Manusia hanya dapat pasrah dalam menghadapi kematiannya,seperti diungkapkan Kirdjomuljo dalam sajaknya "Margarana". Dengan demikian, dalam sajak Kirdjomuljo ini kita temukan citra manusia yang pasrah, seperti terbaca dalam larik-larik berikut ini.
MARGARANA
Ada sekali saat
jarak begitu menjadi pendek
umur berlangsung sangat singkat
ialah mati di saat muda
Tak kurasa
apa beda antara ia
mati muda dan jauh larut
Bagaimana bisa menjadi sesal
Bila keduanya
mati atas diri
Setidaknya mati atas cinta
- (Roman Perjalanan, 1955)
Dalam hidup di dunia sesungguhnya manusia itu makhluk yang terasing. Ia merasakan alienasi dengan orang lain, merasa hidup terpisah dengan orang lain.
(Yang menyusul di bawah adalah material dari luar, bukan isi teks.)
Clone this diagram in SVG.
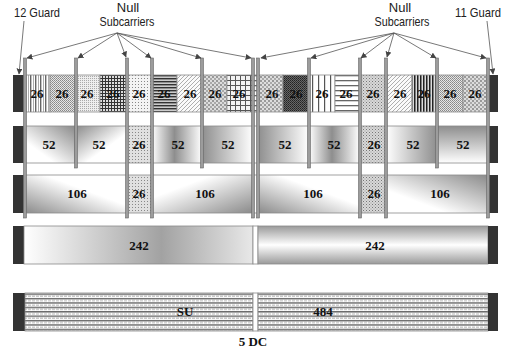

Oleh karena itu, manusia selalu merasa terasing dan kesepian, seperti yang dirasakan si aku lirik dalam sajak Subagio Sastrowardoyo berikut ini.
ADAM DI FIRDAUS
Tuhan telah meniupkan napasnya
ke dalam hidung dan paruku
Dan aku berdiri sebagai adam
di simpang sungai dua bertemu.
Aku telah mengaca diri
ke dalam air berkilau. Tiba aku terbangun
dari bayanganku beku:
Aku ini makhluk perkasa dengan dada berbulu.